Enfin les prises de position d’organismes de défenses des droits humains sont sans appel concernant l’enfermement des enfants.

Un abus de pouvoir honteux

Finalement, la détention administrative des mineurs de moins de 15 ans est interdite par la loi fédérale (la LEI) et la détention administrative de tous les mineurs (moins de 18 ans) est interdite par la loi genevoise (la LALEtr).

A la question de savoir quelle utilisation serait faite de la cellule familiale, le Conseiller d’État Mauro Poggia a répondu qu’on peut laisser le choix aux parents de placer leurs enfants en foyer ou de les détenir avec eux. Dans ce cas l’usage d’une cellule familiale apparaît comme une grâce généreusement accordée aux familles.
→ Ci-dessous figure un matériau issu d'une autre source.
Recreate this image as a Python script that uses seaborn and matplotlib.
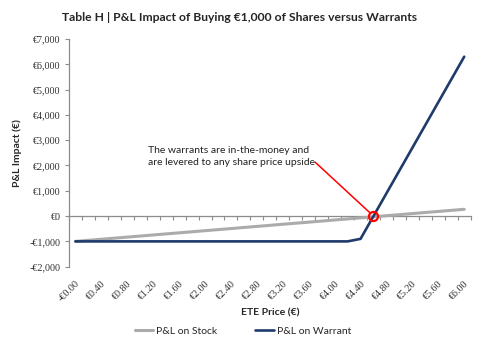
import matplotlib
matplotlib.use("Agg")
import matplotlib.pyplot as plt
import pandas as pd
import seaborn as sns

# ETE share price scenarios (EUR), one every 0.20
prices = [0.0, 0.2, 0.4, 0.6, 0.8, 1.0, 1.2, 1.4, 1.6, 1.8, 2.0, 2.2, 2.4, 2.6,
          2.8, 3.0, 3.2, 3.4, 3.6, 3.8, 4.0, 4.2, 4.4, 4.6, 4.8, 5.0, 5.2, 5.4,
          5.6, 5.8, 6.0]

# P&L on EUR 1,000 invested in the shares
pl_stock = [-1000, -958, -915, -873, -831, -789, -746, -704, -662, -619, -577,
            -535, -493, -450, -408, -366, -323, -281, -239, -197, -154, -112,
            -70, -27, 15, 57, 99, 142, 184, 226, 268]

# P&L on EUR 1,000 invested in the warrants
pl_warrant = [-1000, -1000, -1000, -1000, -1000, -1000, -1000, -1000, -1000,
              -1000, -1000, -1000, -1000, -1000, -1000, -1000, -1000, -1000,
              -1000, -1000, -1000, -1000, -900, 0, 900, 1800, 2700, 3600,
              4500, 5400, 6300]

tick_prices = [0.0, 0.4, 0.8, 1.2, 1.6, 2.0, 2.4, 2.8, 3.2, 3.6, 4.0, 4.4,
               4.8, 5.2, 5.6, 6.0]
tick_labels = ["-€0.00", "€0.40", "€0.80", "€1.20", "€1.60", "€2.00", "€2.40",
               "€2.80", "€3.20", "€3.60", "€4.00", "€4.40", "€4.80", "€5.20",
               "€5.60", "€6.00"]
y_ticks = [-2000, -1000, 0, 1000, 2000, 3000, 4000, 5000, 6000, 7000]
y_labels = ["-€2,000", "-€1,000", "€0", "€1,000", "€2,000", "€3,000",
            "€4,000", "€5,000", "€6,000", "€7,000"]

series_names = ["P&L on Stock", "P&L on Warrant"]
highlight_idx = 23  # EUR 4.60, where the warrant breaks even

df = pd.DataFrame({
    "price": prices * 2,
    "pl": pl_stock + pl_warrant,
    "series": [series_names[0]] * len(prices) + [series_names[1]] * len(prices),
})

sns.set_theme(style="white")
plt.rcParams["font.family"] = ["Lato", "DejaVu Sans"]

GREY = "#ABABAB"
NAVY = "#1F3A6B"
AXIS = "#8C8C8C"
TICKFONT = ["Liberation Serif", "DejaVu Serif"]

fig = plt.figure(figsize=(4.8, 3.42), dpi=100)
ax = fig.add_axes([0.1437, 0.2202, 0.8369, 0.6658])

sns.lineplot(data=df, x="price", y="pl", hue="series",
             palette={series_names[0]: GREY, series_names[1]: NAVY},
             ax=ax, legend=False, linewidth=2.0, sort=False)
for line, lw in zip(ax.lines, [2.2, 1.9]):
    line.set_linewidth(lw)

ax.set_xlim(-0.1, 6.1)
ax.set_ylim(-2000, 7000)

# Category-style x axis: labels below the plot, ticks on the zero line
ax.set_xticks(tick_prices)
ax.set_xticklabels(tick_labels, rotation=45, ha="right",
                   rotation_mode="anchor", family=TICKFONT, fontsize=7.3,
                   color="#333333")
ax.tick_params(axis="x", length=0, pad=9)

zero_axis = ax.secondary_xaxis(2 / 9)
boundaries = [p - 0.1 for p in prices] + [prices[-1] + 0.1]
zero_axis.set_xticks(boundaries)
zero_axis.set_xticklabels([])
zero_axis.tick_params(axis="x", direction="out", length=3, width=0.8,
                      color=AXIS)
zero_axis.spines["bottom"].set_color(AXIS)
zero_axis.spines["bottom"].set_linewidth(0.9)
zero_axis.spines["top"].set_visible(False)
zero_axis.set_zorder(0.5)

ax.set_yticks(y_ticks)
ax.set_yticklabels(y_labels, family=TICKFONT, fontsize=7.3, color="#333333")
ax.tick_params(axis="y", left=True, direction="out", length=3, width=0.8,
               color=AXIS, pad=3)

for side in ["top", "right", "bottom"]:
    ax.spines[side].set_visible(False)
ax.spines["left"].set_color(AXIS)
ax.spines["left"].set_linewidth(0.9)

ax.set_xlabel("ETE Price (€)", fontsize=7.5, fontweight="bold")
ax.xaxis.set_label_coords(0.5, -0.203)
ax.xaxis.label.set_va("center")
ax.set_ylabel("P&L Impact (€)", fontsize=7.5, fontweight="bold")
ax.yaxis.set_label_coords(-0.128, 0.5)
ax.yaxis.label.set_va("center")

fig.text(0.5, 0.95, "Table H | P&L Impact of Buying €1,000 of Shares versus Warrants",
         ha="center", va="center", fontsize=8.7, fontweight="bold")

# Break-even highlight and callout
hx, hy = prices[highlight_idx], pl_warrant[highlight_idx]
ax.plot([hx], [hy], marker="o", ms=6.5, mfc="none", mec="#FF0000", mew=1.6,
        zorder=5)
ax.annotate("", xy=(hx, hy), xytext=(3.70, 2130),
            arrowprops=dict(arrowstyle="-", color="#FF0000", lw=1.1,
                            shrinkA=0, shrinkB=4))
ax.text(1.12, 2370,
        "The warrants are in-the-money and\nare levered to any share price upside",
        ha="left", va="center", fontsize=7.5, linespacing=1.45, color="#222222")

handles = [plt.Line2D([], [], color=GREY, lw=2.2),
           plt.Line2D([], [], color=NAVY, lw=1.9)]
fig.legend(handles, series_names, loc="center", bbox_to_anchor=(0.506, 0.032),
           ncol=2, frameon=False, fontsize=7.5, handlelength=1.8,
           handletextpad=0.3, columnspacing=3.6)

fig.savefig("out.png", dpi=100)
Il s’agit là de proposer délibérément aux familles un non-choix vu la situation hautement stressante de la nuit avant le renvoi. Il convient de souligner que selon la LaLetr, familles et enfants peuvent exclusivement être assignés à résidence, à l’exclusion de toute détention (art. 6 al. 4). Quand les parents sont mis en détention, les enfants restent libres de leurs mouvements (art. 6 al. 5). Il est terrorisant et traumatisant pour un enfant d’être enfermé dans de telles conditions. L’accord éventuel des parents avec cette façon de procéder n’y change rien et est indigne de notre république.

La détention de mineurs reste interdite même si les parents donnent leur accord

Même avec l’accord des parents, une détention administrative d’enfants de moins de quinze ans pour les enfants provenant d’autres cantons et de 18 ans pour le canton de Genève est contraire à la loi. Les parents ne sont pas autorisés à accepter une privation de liberté de leurs enfants. La pratique soutenue par monsieur Mauro Poggia ne tiendra pas devant un juge. La construction de cellules destinées aux familles est donc inutile et immorale dès lors que l’enfermement des enfants est non seulement contraire à l’éthique, mais également à la loi.

Dès lors qu’on a établi clairement le cadre juridique, qui fixe l’interdiction d’enfermer sur le territoire genevois des enfants en détention administrative, la prise de position du Conseiller d’État M. Mauro Poggia devient totalement abusive.